The Worrell-Olvera and McCarthy-Creber ASG presidential and vice presidential campaigns each received a violation from ASG’s election committee on March 12. The violations are classified as “level one,” resulting in a 24-hour ban on campaigning and a $50 budget reduction.

The Worrell-Olvera campaign was punished for “the campaign’s inappropriate social media use in reference to one or more candidates,” according to an ASG press release by Sen. Cole Hankins. The McCarthy-Creber campaign was charged with distributing campaign materials in King Library, another violation in the ASG Elections Handbook.

The Worrell campaign’s violation was voted on by the election committee 5-4. The student court, on an appeal from the Worrell ticket, voted down the sanctions 5-4. The McCarthy campaign violation vote was unanimous.

Overlooked by the elections committee are two signage violations: the Callaghan-Elfreich ticket, and, again, the McCarthy-Creber campaign. The elections handbook specifies that all signs must show the date and location ( of the election. A Callaghan-Elfreich sign outside FSB fails to show both the date or website; a McCarthy-Creber sign in Brick Street Bar neglects the dates.

These offenses are categorized level one according to the ASG Elections Handbook, the same classification as violations charged against Worrell-Olvera and McCarthy-Creber. However, the elections committee has purposefully left the illicit signs uninvestigated.

“This is technically a Level 1 violation,” reads the election committee’s weekly report. “But the committee chose on Sunday that all signs posted previously would not violate this rule as long as new signs follow the rule.” The report did not offer an explanation for this decision.

Fetick and other election committee members declined to comment.

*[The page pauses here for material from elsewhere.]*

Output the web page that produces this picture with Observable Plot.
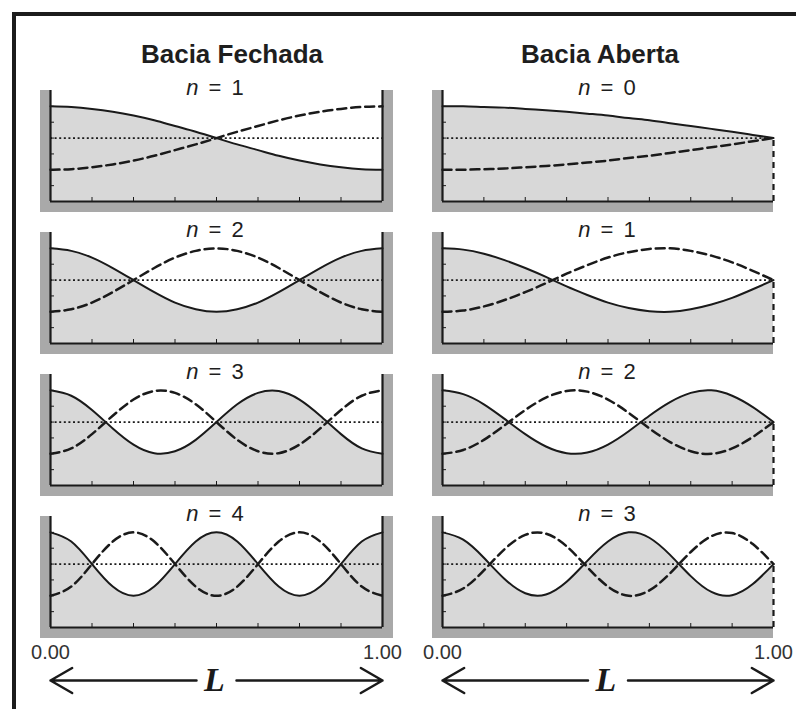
<!DOCTYPE html>
<html><head><meta charset="utf-8">
<script src="https://cdn.jsdelivr.net/npm/d3@7"></script>
<script src="https://cdn.jsdelivr.net/npm/@observablehq/plot@0.6"></script>
<style>
html,body{margin:0;padding:0;background:#fff;}
body{width:796px;height:709px;overflow:hidden;position:relative;font-family:"Liberation Sans",Arial,sans-serif;}
#frame{position:absolute;left:12px;top:12px;width:900px;height:900px;border-left:4px solid #1c1c1c;border-top:4px solid #1c1c1c;}
.title{position:absolute;font-weight:bold;font-size:26px;color:#1e1e1e;transform:translateX(-50%);white-space:nowrap;line-height:1;}
.ntitle{position:absolute;font-size:22px;word-spacing:4px;color:#1e1e1e;transform:translateX(-50%);white-space:nowrap;line-height:1;}
.panel{position:absolute;}
.panel svg{max-width:none !important;}
</style></head><body>
<div id="frame"></div>
<div id="root"></div>
<script>
// ---- data ----
const columnTitles = ["Bacia Fechada", "Bacia Aberta"];
const closedModes = [1, 2, 3, 4];
const openModes = [0, 1, 2, 3];
const xSamples = [0, 0.0625, 0.125, 0.1875, 0.25, 0.3125, 0.375, 0.4375, 0.5, 0.5625, 0.625, 0.6875, 0.75, 0.8125, 0.875, 0.9375, 1];

const closedN1Solid  = [1, 0.98, 0.92, 0.83, 0.71, 0.56, 0.38, 0.2, 0, -0.2, -0.38, -0.56, -0.71, -0.83, -0.92, -0.98, -1];
const closedN1Dashed = [-1, -0.98, -0.92, -0.83, -0.71, -0.56, -0.38, -0.2, 0, 0.2, 0.38, 0.56, 0.71, 0.83, 0.92, 0.98, 1];
const closedN2Solid  = [1, 0.92, 0.71, 0.38, 0, -0.38, -0.71, -0.92, -1, -0.92, -0.71, -0.38, 0, 0.38, 0.71, 0.92, 1];
const closedN2Dashed = [-1, -0.92, -0.71, -0.38, 0, 0.38, 0.71, 0.92, 1, 0.92, 0.71, 0.38, 0, -0.38, -0.71, -0.92, -1];
const closedN3Solid  = [1, 0.83, 0.38, -0.2, -0.71, -0.98, -0.92, -0.56, 0, 0.56, 0.92, 0.98, 0.71, 0.2, -0.38, -0.83, -1];
const closedN3Dashed = [-1, -0.83, -0.38, 0.2, 0.71, 0.98, 0.92, 0.56, 0, -0.56, -0.92, -0.98, -0.71, -0.2, 0.38, 0.83, 1];
const closedN4Solid  = [1, 0.71, 0, -0.71, -1, -0.71, 0, 0.71, 1, 0.71, 0, -0.71, -1, -0.71, 0, 0.71, 1];
const closedN4Dashed = [-1, -0.71, 0, 0.71, 1, 0.71, 0, -0.71, -1, -0.71, 0, 0.71, 1, 0.71, 0, -0.71, -1];

const openN0Solid  = [1, 1, 0.98, 0.96, 0.92, 0.88, 0.83, 0.77, 0.71, 0.63, 0.56, 0.47, 0.38, 0.29, 0.2, 0.1, 0];
const openN0Dashed = [-1, -1, -0.98, -0.96, -0.92, -0.88, -0.83, -0.77, -0.71, -0.63, -0.56, -0.47, -0.38, -0.29, -0.2, -0.1, 0];
const openN1Solid  = [1, 0.96, 0.83, 0.63, 0.38, 0.1, -0.2, -0.47, -0.71, -0.88, -0.98, -1, -0.92, -0.77, -0.56, -0.29, 0];
const openN1Dashed = [-1, -0.96, -0.83, -0.63, -0.38, -0.1, 0.2, 0.47, 0.71, 0.88, 0.98, 1, 0.92, 0.77, 0.56, 0.29, 0];
const openN2Solid  = [1, 0.88, 0.56, 0.1, -0.38, -0.77, -0.98, -0.96, -0.71, -0.29, 0.2, 0.63, 0.92, 1, 0.83, 0.47, 0];
const openN2Dashed = [-1, -0.88, -0.56, -0.1, 0.38, 0.77, 0.98, 0.96, 0.71, 0.29, -0.2, -0.63, -0.92, -1, -0.83, -0.47, 0];
const openN3Solid  = [1, 0.77, 0.2, -0.47, -0.92, -0.96, -0.56, 0.1, 0.71, 1, 0.83, 0.29, -0.38, -0.88, -0.98, -0.63, 0];
const openN3Dashed = [-1, -0.77, -0.2, 0.47, 0.92, 0.96, 0.56, -0.1, -0.71, -1, -0.83, -0.29, 0.38, 0.88, 0.98, 0.63, 0];

const xDomain = [0, 1];
const yDomain = [-2, 1.5];
const xTicks = [0.125, 0.25, 0.375, 0.5, 0.625, 0.75, 0.875];
const yTicks = [-1.5, -1, -0.5, 0, 0.5, 1];
const xEndLabels = [0, 1];
const lengthLabel = "L";

// ---- styling ----
const ink = "#1a1a1a";
const wallGray = "#a9a9a9";
const waterGray = "#d8d8d8";

const solids = [[closedN1Solid, closedN2Solid, closedN3Solid, closedN4Solid],
                [openN0Solid, openN1Solid, openN2Solid, openN3Solid]];
const dasheds = [[closedN1Dashed, closedN2Dashed, closedN3Dashed, closedN4Dashed],
                 [openN0Dashed, openN1Dashed, openN2Dashed, openN3Dashed]];
const modes = [closedModes, openModes];

const root = document.getElementById("root");
const colLeft = [50, 442];
const colWidth = [332, 331];
const rowTop0 = 90, rowStep = 142, plotH = 111;
const mL = 30, mR = 30, mT = 2;

// column titles
const titleCenters = [232, 600];
columnTitles.forEach((t, c) => {
  const d = document.createElement("div");
  d.className = "title";
  d.textContent = t;
  d.style.left = titleCenters[c] + "px";
  d.style.top = "41px";
  root.appendChild(d);
});

const ntitleCenters = [215, 607];

for (let c = 0; c < 2; c++) {
  for (let r = 0; r < 4; r++) {
    const closed = c === 0;
    const last = r === 3;
    const solid = solids[c][r], dashed = dasheds[c][r];
    const data = xSamples.map((x, i) => ({x, s: solid[i], d: dashed[i]}));
    const mB = last ? 75 : 14;
    const xMid = (xDomain[0] + xDomain[1]) / 2;
    const marks = [
      Plot.rect([{}], {x1: xDomain[0], x2: xDomain[1], y1: yDomain[0], y2: yDomain[1], fill: wallGray,
        insetLeft: -10, insetBottom: -11, insetRight: closed ? -11 : 0}),
      Plot.rect([{}], {x1: xDomain[0], x2: xDomain[1], y1: yDomain[0], y2: yDomain[1], fill: "white"}),
      Plot.areaY(data, {x: "x", y1: yDomain[0], y2: "s", fill: waterGray, curve: "natural"}),
      Plot.ruleY([0], {x1: xDomain[0], x2: xDomain[1], stroke: ink, strokeWidth: 1.8, strokeDasharray: "2,2.6"}),
      Plot.line(data, {x: "x", y: "d", stroke: ink, strokeWidth: 2.5, strokeDasharray: "9,5", curve: "natural"}),
      Plot.line(data, {x: "x", y: "s", stroke: ink, strokeWidth: 2, curve: "natural"}),
      Plot.ruleY([yDomain[0]], {x1: xDomain[0], x2: xDomain[1], stroke: ink, strokeWidth: 2.2}),
      Plot.ruleX([xDomain[0]], {y1: yDomain[0], y2: yDomain[1], stroke: ink, strokeWidth: 2.2}),
      closed
        ? Plot.ruleX([xDomain[1]], {y1: yDomain[0], y2: yDomain[1], stroke: ink, strokeWidth: 2.2})
        : Plot.ruleX([xDomain[1]], {y1: yDomain[0], y2: 0, stroke: ink, strokeWidth: 2.2, strokeDasharray: "6,5"}),
      Plot.axisX({ticks: xTicks, tickSize: -4, tickFormat: () => "", label: null, stroke: ink}),
      Plot.axisY({ticks: yTicks, tickSize: -4, tickFormat: () => "", label: null, stroke: ink})
    ];
    if (last) {
      marks.push(
        Plot.axisX({ticks: xEndLabels, tickSize: 0, tickPadding: 17, tickFormat: d3.format(".2f"), label: null,
          fontSize: 20, fill: "#333"}),
        Plot.arrow(xEndLabels, {x1: xMid, y1: yDomain[0], x2: d => d, y2: yDomain[0], dy: 53,
          insetStart: 20, insetEnd: 0, headLength: 15, headAngle: 60, stroke: ink, strokeWidth: 2.5}),
        Plot.text([lengthLabel], {x: xMid, y: yDomain[0], dy: 53, dx: -2, text: d => d, fontFamily: "Liberation Serif",
          fontStyle: "italic", fontWeight: "bold", fontSize: 34, fill: ink, lineAnchor: "middle"})
      );
    }
    const W = colWidth[c] + mL + mR, H = plotH + mT + mB;
    const svg = Plot.plot({
      width: W,
      height: H,
      marginLeft: mL, marginRight: mR, marginTop: mT, marginBottom: mB,
      x: {domain: xDomain},
      y: {domain: yDomain},
      style: {background: "transparent", overflow: "visible", maxWidth: "none", fontFamily: "Liberation Sans, Arial, sans-serif"},
      marks
    });
    const holder = document.createElement("div");
    holder.className = "panel";
    holder.style.left = (colLeft[c] - mL) + "px";
    holder.style.top = (rowTop0 + rowStep * r - mT) + "px";
    holder.style.width = W + "px";
    holder.style.height = H + "px";
    holder.appendChild(svg);
    root.appendChild(holder);

    const nt = document.createElement("div");
    nt.className = "ntitle";
    nt.innerHTML = "<i>n</i> = " + modes[c][r];
    nt.style.left = ntitleCenters[c] + "px";
    nt.style.top = (77 + rowStep * r) + "px";
    root.appendChild(nt);
  }
}
</script>
</body></html>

Update: Tuesday, March 14 at 2:25 p.m.

Details regarding the Worrell-Olvera campaign’s appeal have become public. On March 11, Worrell recorded a snapchat video of a friend burning a McCarthy-Creber campaign t-shirt. The video was sent to ten friends. A screenshot of the video was sent to the McCarthy-Creber campaign. McCarthy approached Worrell about the incident, but nothing further happened.

On March 13, the Worrell-Olvera campaign brought the McCarthy-Creber campaign’s library violation to the elections committee. Sanctions were placed, and less than an hour later, the McCarthy-Creber campaign brought the Snapchat screenshot to the attention of the Election Committee. While the Election Committee voted to sanction the campaign 5-4, the Student Court struck down the sanctions 5-4. Their reasoning: a Snapchat direct message is not public media, and, therefore, Worrell did not commit an Election Committee violation.

“The Court was unanimous in that Worrell inappropriately used electronic media,” reads the Student Court’s statement. “However, the Court held that Snapchat direct messages are not public. Based on this second element, we reverse the Committee’s decision.”